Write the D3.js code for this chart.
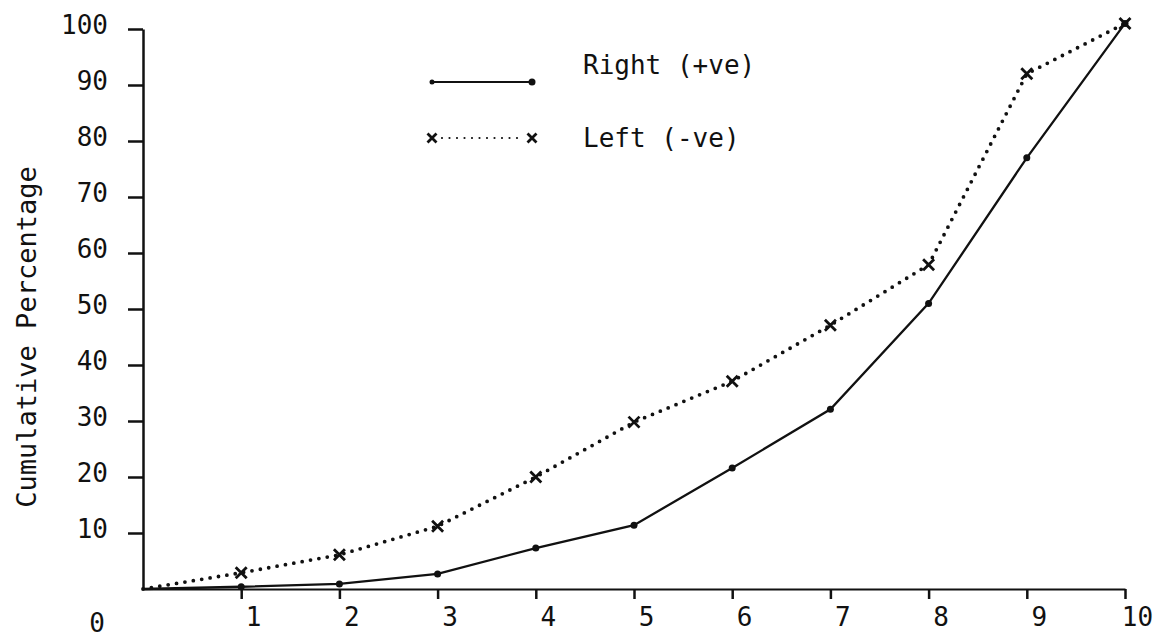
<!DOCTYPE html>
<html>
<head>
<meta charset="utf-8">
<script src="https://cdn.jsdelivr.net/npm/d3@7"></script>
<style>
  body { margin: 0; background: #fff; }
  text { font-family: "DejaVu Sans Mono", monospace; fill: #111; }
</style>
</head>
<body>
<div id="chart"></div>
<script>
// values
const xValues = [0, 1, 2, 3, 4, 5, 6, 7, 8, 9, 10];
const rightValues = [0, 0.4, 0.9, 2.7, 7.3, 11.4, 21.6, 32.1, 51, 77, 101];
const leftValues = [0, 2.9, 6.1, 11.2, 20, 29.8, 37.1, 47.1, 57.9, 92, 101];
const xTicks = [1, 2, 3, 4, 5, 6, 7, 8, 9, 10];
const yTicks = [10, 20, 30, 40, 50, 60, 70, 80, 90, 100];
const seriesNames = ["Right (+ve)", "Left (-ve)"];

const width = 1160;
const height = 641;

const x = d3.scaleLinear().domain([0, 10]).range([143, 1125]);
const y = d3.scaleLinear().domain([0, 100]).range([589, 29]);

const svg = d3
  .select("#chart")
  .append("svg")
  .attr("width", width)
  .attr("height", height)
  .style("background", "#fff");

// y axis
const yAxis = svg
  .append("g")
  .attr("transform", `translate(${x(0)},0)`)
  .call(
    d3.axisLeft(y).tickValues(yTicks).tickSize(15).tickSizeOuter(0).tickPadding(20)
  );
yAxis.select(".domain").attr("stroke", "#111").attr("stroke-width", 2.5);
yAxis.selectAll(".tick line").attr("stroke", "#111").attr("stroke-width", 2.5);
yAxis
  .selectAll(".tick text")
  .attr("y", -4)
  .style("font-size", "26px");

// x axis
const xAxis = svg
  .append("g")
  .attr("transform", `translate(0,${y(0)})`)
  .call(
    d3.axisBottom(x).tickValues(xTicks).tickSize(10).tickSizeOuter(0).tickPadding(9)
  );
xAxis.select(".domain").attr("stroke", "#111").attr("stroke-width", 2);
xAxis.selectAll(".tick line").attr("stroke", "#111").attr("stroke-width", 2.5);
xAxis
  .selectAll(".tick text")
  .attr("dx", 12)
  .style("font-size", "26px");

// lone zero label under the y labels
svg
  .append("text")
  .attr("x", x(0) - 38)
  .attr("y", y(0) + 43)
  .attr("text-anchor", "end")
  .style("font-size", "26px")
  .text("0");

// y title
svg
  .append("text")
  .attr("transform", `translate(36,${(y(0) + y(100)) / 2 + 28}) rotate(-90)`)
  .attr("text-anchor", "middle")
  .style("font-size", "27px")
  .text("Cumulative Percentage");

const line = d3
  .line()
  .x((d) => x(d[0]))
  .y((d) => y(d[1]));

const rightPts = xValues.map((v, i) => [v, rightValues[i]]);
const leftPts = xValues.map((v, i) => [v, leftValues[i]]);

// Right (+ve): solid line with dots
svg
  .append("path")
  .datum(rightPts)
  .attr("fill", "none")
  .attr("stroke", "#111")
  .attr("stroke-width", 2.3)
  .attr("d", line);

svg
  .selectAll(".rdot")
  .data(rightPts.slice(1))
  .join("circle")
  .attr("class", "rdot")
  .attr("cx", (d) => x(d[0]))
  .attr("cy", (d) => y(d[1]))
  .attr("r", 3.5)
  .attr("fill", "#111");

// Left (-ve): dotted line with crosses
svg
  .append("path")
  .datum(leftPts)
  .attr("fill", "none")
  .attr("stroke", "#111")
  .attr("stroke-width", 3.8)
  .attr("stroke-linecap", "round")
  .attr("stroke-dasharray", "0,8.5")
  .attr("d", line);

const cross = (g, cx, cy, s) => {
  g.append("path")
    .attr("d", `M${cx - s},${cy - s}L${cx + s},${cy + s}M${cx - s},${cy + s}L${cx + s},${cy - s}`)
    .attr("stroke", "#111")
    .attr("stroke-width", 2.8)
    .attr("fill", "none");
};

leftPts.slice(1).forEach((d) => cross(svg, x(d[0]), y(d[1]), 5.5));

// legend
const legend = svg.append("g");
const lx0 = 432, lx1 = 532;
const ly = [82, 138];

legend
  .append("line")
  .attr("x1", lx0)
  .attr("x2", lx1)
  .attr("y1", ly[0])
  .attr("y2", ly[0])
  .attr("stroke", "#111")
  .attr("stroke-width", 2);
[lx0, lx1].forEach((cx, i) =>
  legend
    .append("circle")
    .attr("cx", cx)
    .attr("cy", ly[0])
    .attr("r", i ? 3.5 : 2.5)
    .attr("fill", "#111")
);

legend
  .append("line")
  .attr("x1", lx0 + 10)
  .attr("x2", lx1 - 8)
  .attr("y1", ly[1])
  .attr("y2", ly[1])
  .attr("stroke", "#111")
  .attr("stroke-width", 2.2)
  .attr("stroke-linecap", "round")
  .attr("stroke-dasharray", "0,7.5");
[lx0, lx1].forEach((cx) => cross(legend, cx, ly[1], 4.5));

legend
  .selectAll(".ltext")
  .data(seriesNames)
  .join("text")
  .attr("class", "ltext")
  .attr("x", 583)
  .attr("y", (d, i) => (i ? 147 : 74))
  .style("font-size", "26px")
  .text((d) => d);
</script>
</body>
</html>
● ● ● ● ●
▶ [What you should do]
From the data above, write out everything exactly except the pictures.

▶ [Task answer]
Write the D3.js code for this chart.
<!DOCTYPE html>
<html>
<head>
<meta charset="utf-8">
<script src="https://cdn.jsdelivr.net/npm/d3@7"></script>
<style>
  body { margin: 0; background: #fff; }
  text { font-family: "DejaVu Sans Mono", monospace; fill: #111; }
</style>
</head>
<body>
<div id="chart"></div>
<script>
// values
const xValues = [0, 1, 2, 3, 4, 5, 6, 7, 8, 9, 10];
const rightValues = [0, 0.4, 0.9, 2.7, 7.3, 11.4, 21.6, 32.1, 51, 77, 101];
const leftValues = [0, 2.9, 6.1, 11.2, 20, 29.8, 37.1, 47.1, 57.9, 92, 101];
const xTicks = [1, 2, 3, 4, 5, 6, 7, 8, 9, 10];
const yTicks = [10, 20, 30, 40, 50, 60, 70, 80, 90, 100];
const seriesNames = ["Right (+ve)", "Left (-ve)"];

const width = 1160;
const height = 641;

const x = d3.scaleLinear().domain([0, 10]).range([143, 1125]);
const y = d3.scaleLinear().domain([0, 100]).range([589, 29]);

const svg = d3
  .select("#chart")
  .append("svg")
  .attr("width", width)
  .attr("height", height)
  .style("background", "#fff");

// y axis
const yAxis = svg
  .append("g")
  .attr("transform", `translate(${x(0)},0)`)
  .call(
    d3.axisLeft(y).tickValues(yTicks).tickSize(15).tickSizeOuter(0).tickPadding(20)
  );
yAxis.select(".domain").attr("stroke", "#111").attr("stroke-width", 2.5);
yAxis.selectAll(".tick line").attr("stroke", "#111").attr("stroke-width", 2.5);
yAxis
  .selectAll(".tick text")
  .attr("y", -4)
  .style("font-size", "26px");

// x axis
const xAxis = svg
  .append("g")
  .attr("transform", `translate(0,${y(0)})`)
  .call(
    d3.axisBottom(x).tickValues(xTicks).tickSize(10).tickSizeOuter(0).tickPadding(9)
  );
xAxis.select(".domain").attr("stroke", "#111").attr("stroke-width", 2);
xAxis.selectAll(".tick line").attr("stroke", "#111").attr("stroke-width", 2.5);
xAxis
  .selectAll(".tick text")
  .attr("dx", 12)
  .style("font-size", "26px");

// lone zero label under the y labels
svg
  .append("text")
  .attr("x", x(0) - 38)
  .attr("y", y(0) + 43)
  .attr("text-anchor", "end")
  .style("font-size", "26px")
  .text("0");

// y title
svg
  .append("text")
  .attr("transform", `translate(36,${(y(0) + y(100)) / 2 + 28}) rotate(-90)`)
  .attr("text-anchor", "middle")
  .style("font-size", "27px")
  .text("Cumulative Percentage");

const line = d3
  .line()
  .x((d) => x(d[0]))
  .y((d) => y(d[1]));

const rightPts = xValues.map((v, i) => [v, rightValues[i]]);
const leftPts = xValues.map((v, i) => [v, leftValues[i]]);

// Right (+ve): solid line with dots
svg
  .append("path")
  .datum(rightPts)
  .attr("fill", "none")
  .attr("stroke", "#111")
  .attr("stroke-width", 2.3)
  .attr("d", line);

svg
  .selectAll(".rdot")
  .data(rightPts.slice(1))
  .join("circle")
  .attr("class", "rdot")
  .attr("cx", (d) => x(d[0]))
  .attr("cy", (d) => y(d[1]))
  .attr("r", 3.5)
  .attr("fill", "#111");

// Left (-ve): dotted line with crosses
svg
  .append("path")
  .datum(leftPts)
  .attr("fill", "none")
  .attr("stroke", "#111")
  .attr("stroke-width", 3.8)
  .attr("stroke-linecap", "round")
  .attr("stroke-dasharray", "0,8.5")
  .attr("d", line);

const cross = (g, cx, cy, s) => {
  g.append("path")
    .attr("d", `M${cx - s},${cy - s}L${cx + s},${cy + s}M${cx - s},${cy + s}L${cx + s},${cy - s}`)
    .attr("stroke", "#111")
    .attr("stroke-width", 2.8)
    .attr("fill", "none");
};

leftPts.slice(1).forEach((d) => cross(svg, x(d[0]), y(d[1]), 5.5));

// legend
const legend = svg.append("g");
const lx0 = 432, lx1 = 532;
const ly = [82, 138];

legend
  .append("line")
  .attr("x1", lx0)
  .attr("x2", lx1)
  .attr("y1", ly[0])
  .attr("y2", ly[0])
  .attr("stroke", "#111")
  .attr("stroke-width", 2);
[lx0, lx1].forEach((cx, i) =>
  legend
    .append("circle")
    .attr("cx", cx)
    .attr("cy", ly[0])
    .attr("r", i ? 3.5 : 2.5)
    .attr("fill", "#111")
);

legend
  .append("line")
  .attr("x1", lx0 + 10)
  .attr("x2", lx1 - 8)
  .attr("y1", ly[1])
  .attr("y2", ly[1])
  .attr("stroke", "#111")
  .attr("stroke-width", 2.2)
  .attr("stroke-linecap", "round")
  .attr("stroke-dasharray", "0,7.5");
[lx0, lx1].forEach((cx) => cross(legend, cx, ly[1], 4.5));

legend
  .selectAll(".ltext")
  .data(seriesNames)
  .join("text")
  .attr("class", "ltext")
  .attr("x", 583)
  .attr("y", (d, i) => (i ? 147 : 74))
  .style("font-size", "26px")
  .text((d) => d);
</script>
</body>
</html>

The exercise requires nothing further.